▶ **Requirement**
Print out the material that follows word for word.

▶ **Provided material**

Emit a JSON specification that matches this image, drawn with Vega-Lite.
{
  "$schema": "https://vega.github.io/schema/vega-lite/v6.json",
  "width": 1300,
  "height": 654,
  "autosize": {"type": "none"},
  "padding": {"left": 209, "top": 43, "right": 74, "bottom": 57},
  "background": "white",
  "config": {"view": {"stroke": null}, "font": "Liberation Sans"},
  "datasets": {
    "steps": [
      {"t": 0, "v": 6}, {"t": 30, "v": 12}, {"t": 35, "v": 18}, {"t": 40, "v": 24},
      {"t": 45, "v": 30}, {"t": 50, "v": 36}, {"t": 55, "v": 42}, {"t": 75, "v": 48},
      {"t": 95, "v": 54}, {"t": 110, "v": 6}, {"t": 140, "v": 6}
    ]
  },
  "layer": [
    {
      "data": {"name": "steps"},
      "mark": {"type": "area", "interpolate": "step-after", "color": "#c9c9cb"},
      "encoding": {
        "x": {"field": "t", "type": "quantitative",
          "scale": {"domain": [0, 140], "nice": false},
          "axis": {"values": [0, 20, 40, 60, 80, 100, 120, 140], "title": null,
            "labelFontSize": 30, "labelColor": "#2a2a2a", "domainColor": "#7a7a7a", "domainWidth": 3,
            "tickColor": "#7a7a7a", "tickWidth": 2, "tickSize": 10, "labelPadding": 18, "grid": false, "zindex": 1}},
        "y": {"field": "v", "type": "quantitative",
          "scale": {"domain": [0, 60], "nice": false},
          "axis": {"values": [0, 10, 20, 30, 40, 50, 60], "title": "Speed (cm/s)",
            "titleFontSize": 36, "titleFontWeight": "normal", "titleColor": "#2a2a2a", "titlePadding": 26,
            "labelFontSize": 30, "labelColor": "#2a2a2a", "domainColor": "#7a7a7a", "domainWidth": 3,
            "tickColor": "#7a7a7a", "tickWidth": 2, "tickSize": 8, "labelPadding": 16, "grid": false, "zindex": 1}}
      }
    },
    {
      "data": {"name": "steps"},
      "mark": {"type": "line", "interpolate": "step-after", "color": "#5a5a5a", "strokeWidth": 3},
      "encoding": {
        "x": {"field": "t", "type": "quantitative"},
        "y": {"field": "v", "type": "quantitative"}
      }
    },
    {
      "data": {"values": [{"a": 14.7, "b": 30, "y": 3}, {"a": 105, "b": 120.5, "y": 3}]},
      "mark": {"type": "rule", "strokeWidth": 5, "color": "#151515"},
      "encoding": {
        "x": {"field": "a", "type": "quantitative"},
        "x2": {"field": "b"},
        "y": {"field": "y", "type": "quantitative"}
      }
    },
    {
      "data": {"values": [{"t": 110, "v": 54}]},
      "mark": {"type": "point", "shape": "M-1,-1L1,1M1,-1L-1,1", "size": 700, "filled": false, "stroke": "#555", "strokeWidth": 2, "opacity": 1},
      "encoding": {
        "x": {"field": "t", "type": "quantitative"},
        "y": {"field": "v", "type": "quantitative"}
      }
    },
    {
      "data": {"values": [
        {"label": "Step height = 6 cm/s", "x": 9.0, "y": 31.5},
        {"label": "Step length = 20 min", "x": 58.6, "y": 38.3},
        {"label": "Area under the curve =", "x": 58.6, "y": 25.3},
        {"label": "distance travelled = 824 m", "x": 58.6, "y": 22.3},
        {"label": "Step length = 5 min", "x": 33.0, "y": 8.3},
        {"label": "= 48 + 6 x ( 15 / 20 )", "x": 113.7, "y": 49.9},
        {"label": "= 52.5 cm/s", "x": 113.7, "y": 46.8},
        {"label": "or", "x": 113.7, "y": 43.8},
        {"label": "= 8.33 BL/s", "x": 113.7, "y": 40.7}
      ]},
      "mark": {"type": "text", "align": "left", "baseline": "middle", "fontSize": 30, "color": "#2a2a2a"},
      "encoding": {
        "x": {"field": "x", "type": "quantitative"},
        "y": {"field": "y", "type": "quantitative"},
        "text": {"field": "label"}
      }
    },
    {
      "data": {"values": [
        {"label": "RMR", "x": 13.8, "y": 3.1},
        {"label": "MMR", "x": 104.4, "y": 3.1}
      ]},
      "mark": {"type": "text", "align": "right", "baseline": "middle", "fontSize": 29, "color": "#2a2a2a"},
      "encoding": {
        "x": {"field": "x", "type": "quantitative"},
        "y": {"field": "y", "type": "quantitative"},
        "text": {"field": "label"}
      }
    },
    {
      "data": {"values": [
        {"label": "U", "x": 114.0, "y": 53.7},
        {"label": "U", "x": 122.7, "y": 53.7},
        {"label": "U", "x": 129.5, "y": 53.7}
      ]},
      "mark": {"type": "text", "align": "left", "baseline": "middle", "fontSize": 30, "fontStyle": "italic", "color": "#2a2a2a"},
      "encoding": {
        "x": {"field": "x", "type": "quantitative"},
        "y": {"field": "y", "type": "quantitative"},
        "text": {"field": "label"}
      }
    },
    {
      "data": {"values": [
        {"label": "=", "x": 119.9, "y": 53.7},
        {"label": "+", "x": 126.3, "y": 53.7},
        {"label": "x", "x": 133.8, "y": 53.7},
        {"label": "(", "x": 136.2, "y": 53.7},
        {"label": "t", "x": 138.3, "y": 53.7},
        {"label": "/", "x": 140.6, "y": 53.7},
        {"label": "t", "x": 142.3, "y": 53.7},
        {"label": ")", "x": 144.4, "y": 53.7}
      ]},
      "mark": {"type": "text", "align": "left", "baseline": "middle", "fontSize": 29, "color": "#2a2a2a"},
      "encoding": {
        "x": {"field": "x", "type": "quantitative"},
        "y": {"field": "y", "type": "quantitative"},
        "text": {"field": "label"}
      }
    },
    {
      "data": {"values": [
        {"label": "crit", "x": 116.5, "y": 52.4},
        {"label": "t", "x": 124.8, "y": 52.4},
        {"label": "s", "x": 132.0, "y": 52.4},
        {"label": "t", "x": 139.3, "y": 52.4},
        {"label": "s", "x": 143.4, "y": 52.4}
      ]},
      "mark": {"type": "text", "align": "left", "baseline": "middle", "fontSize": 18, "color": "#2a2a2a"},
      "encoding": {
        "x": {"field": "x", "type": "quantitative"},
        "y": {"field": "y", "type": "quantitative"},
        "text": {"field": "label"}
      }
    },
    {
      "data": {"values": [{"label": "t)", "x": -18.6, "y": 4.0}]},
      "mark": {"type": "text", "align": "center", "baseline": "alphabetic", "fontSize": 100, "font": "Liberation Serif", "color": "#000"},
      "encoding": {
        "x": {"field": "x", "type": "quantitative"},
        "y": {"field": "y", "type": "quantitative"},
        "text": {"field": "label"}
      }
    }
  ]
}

▶ **The result**
Emit a JSON specification that matches this image, drawn with Vega-Lite.
{
  "$schema": "https://vega.github.io/schema/vega-lite/v6.json",
  "width": 1300,
  "height": 654,
  "autosize": {"type": "none"},
  "padding": {"left": 209, "top": 43, "right": 74, "bottom": 57},
  "background": "white",
  "config": {"view": {"stroke": null}, "font": "Liberation Sans"},
  "datasets": {
    "steps": [
      {"t": 0, "v": 6}, {"t": 30, "v": 12}, {"t": 35, "v": 18}, {"t": 40, "v": 24},
      {"t": 45, "v": 30}, {"t": 50, "v": 36}, {"t": 55, "v": 42}, {"t": 75, "v": 48},
      {"t": 95, "v": 54}, {"t": 110, "v": 6}, {"t": 140, "v": 6}
    ]
  },
  "layer": [
    {
      "data": {"name": "steps"},
      "mark": {"type": "area", "interpolate": "step-after", "color": "#c9c9cb"},
      "encoding": {
        "x": {"field": "t", "type": "quantitative",
          "scale": {"domain": [0, 140], "nice": false},
          "axis": {"values": [0, 20, 40, 60, 80, 100, 120, 140], "title": null,
            "labelFontSize": 30, "labelColor": "#2a2a2a", "domainColor": "#7a7a7a", "domainWidth": 3,
            "tickColor": "#7a7a7a", "tickWidth": 2, "tickSize": 10, "labelPadding": 18, "grid": false, "zindex": 1}},
        "y": {"field": "v", "type": "quantitative",
          "scale": {"domain": [0, 60], "nice": false},
          "axis": {"values": [0, 10, 20, 30, 40, 50, 60], "title": "Speed (cm/s)",
            "titleFontSize": 36, "titleFontWeight": "normal", "titleColor": "#2a2a2a", "titlePadding": 26,
            "labelFontSize": 30, "labelColor": "#2a2a2a", "domainColor": "#7a7a7a", "domainWidth": 3,
            "tickColor": "#7a7a7a", "tickWidth": 2, "tickSize": 8, "labelPadding": 16, "grid": false, "zindex": 1}}
      }
    },
    {
      "data": {"name": "steps"},
      "mark": {"type": "line", "interpolate": "step-after", "color": "#5a5a5a", "strokeWidth": 3},
      "encoding": {
        "x": {"field": "t", "type": "quantitative"},
        "y": {"field": "v", "type": "quantitative"}
      }
    },
    {
      "data": {"values": [{"a": 14.7, "b": 30, "y": 3}, {"a": 105, "b": 120.5, "y": 3}]},
      "mark": {"type": "rule", "strokeWidth": 5, "color": "#151515"},
      "encoding": {
        "x": {"field": "a", "type": "quantitative"},
        "x2": {"field": "b"},
        "y": {"field": "y", "type": "quantitative"}
      }
    },
    {
      "data": {"values": [{"t": 110, "v": 54}]},
      "mark": {"type": "point", "shape": "M-1,-1L1,1M1,-1L-1,1", "size": 700, "filled": false, "stroke": "#555", "strokeWidth": 2, "opacity": 1},
      "encoding": {
        "x": {"field": "t", "type": "quantitative"},
        "y": {"field": "v", "type": "quantitative"}
      }
    },
    {
      "data": {"values": [
        {"label": "Step height = 6 cm/s", "x": 9.0, "y": 31.5},
        {"label": "Step length = 20 min", "x": 58.6, "y": 38.3},
        {"label": "Area under the curve =", "x": 58.6, "y": 25.3},
        {"label": "distance travelled = 824 m", "x": 58.6, "y": 22.3},
        {"label": "Step length = 5 min", "x": 33.0, "y": 8.3},
        {"label": "= 48 + 6 x ( 15 / 20 )", "x": 113.7, "y": 49.9},
        {"label": "= 52.5 cm/s", "x": 113.7, "y": 46.8},
        {"label": "or", "x": 113.7, "y": 43.8},
        {"label": "= 8.33 BL/s", "x": 113.7, "y": 40.7}
      ]},
      "mark": {"type": "text", "align": "left", "baseline": "middle", "fontSize": 30, "color": "#2a2a2a"},
      "encoding": {
        "x": {"field": "x", "type": "quantitative"},
        "y": {"field": "y", "type": "quantitative"},
        "text": {"field": "label"}
      }
    },
    {
      "data": {"values": [
        {"label": "RMR", "x": 13.8, "y": 3.1},
        {"label": "MMR", "x": 104.4, "y": 3.1}
      ]},
      "mark": {"type": "text", "align": "right", "baseline": "middle", "fontSize": 29, "color": "#2a2a2a"},
      "encoding": {
        "x": {"field": "x", "type": "quantitative"},
        "y": {"field": "y", "type": "quantitative"},
        "text": {"field": "label"}
      }
    },
    {
      "data": {"values": [
        {"label": "U", "x": 114.0, "y": 53.7},
        {"label": "U", "x": 122.7, "y": 53.7},
        {"label": "U", "x": 129.5, "y": 53.7}
      ]},
      "mark": {"type": "text", "align": "left", "baseline": "middle", "fontSize": 30, "fontStyle": "italic", "color": "#2a2a2a"},
      "encoding": {
        "x": {"field": "x", "type": "quantitative"},
        "y": {"field": "y", "type": "quantitative"},
        "text": {"field": "label"}
      }
    },
    {
      "data": {"values": [
        {"label": "=", "x": 119.9, "y": 53.7},
        {"label": "+", "x": 126.3, "y": 53.7},
        {"label": "x", "x": 133.8, "y": 53.7},
        {"label": "(", "x": 136.2, "y": 53.7},
        {"label": "t", "x": 138.3, "y": 53.7},
        {"label": "/", "x": 140.6, "y": 53.7},
        {"label": "t", "x": 142.3, "y": 53.7},
        {"label": ")", "x": 144.4, "y": 53.7}
      ]},
      "mark": {"type": "text", "align": "left", "baseline": "middle", "fontSize": 29, "color": "#2a2a2a"},
      "encoding": {
        "x": {"field": "x", "type": "quantitative"},
        "y": {"field": "y", "type": "quantitative"},
        "text": {"field": "label"}
      }
    },
    {
      "data": {"values": [
        {"label": "crit", "x": 116.5, "y": 52.4},
        {"label": "t", "x": 124.8, "y": 52.4},
        {"label": "s", "x": 132.0, "y": 52.4},
        {"label": "t", "x": 139.3, "y": 52.4},
        {"label": "s", "x": 143.4, "y": 52.4}
      ]},
      "mark": {"type": "text", "align": "left", "baseline": "middle", "fontSize": 18, "color": "#2a2a2a"},
      "encoding": {
        "x": {"field": "x", "type": "quantitative"},
        "y": {"field": "y", "type": "quantitative"},
        "text": {"field": "label"}
      }
    },
    {
      "data": {"values": [{"label": "t)", "x": -18.6, "y": 4.0}]},
      "mark": {"type": "text", "align": "center", "baseline": "alphabetic", "fontSize": 100, "font": "Liberation Serif", "color": "#000"},
      "encoding": {
        "x": {"field": "x", "type": "quantitative"},
        "y": {"field": "y", "type": "quantitative"},
        "text": {"field": "label"}
      }
    }
  ]
}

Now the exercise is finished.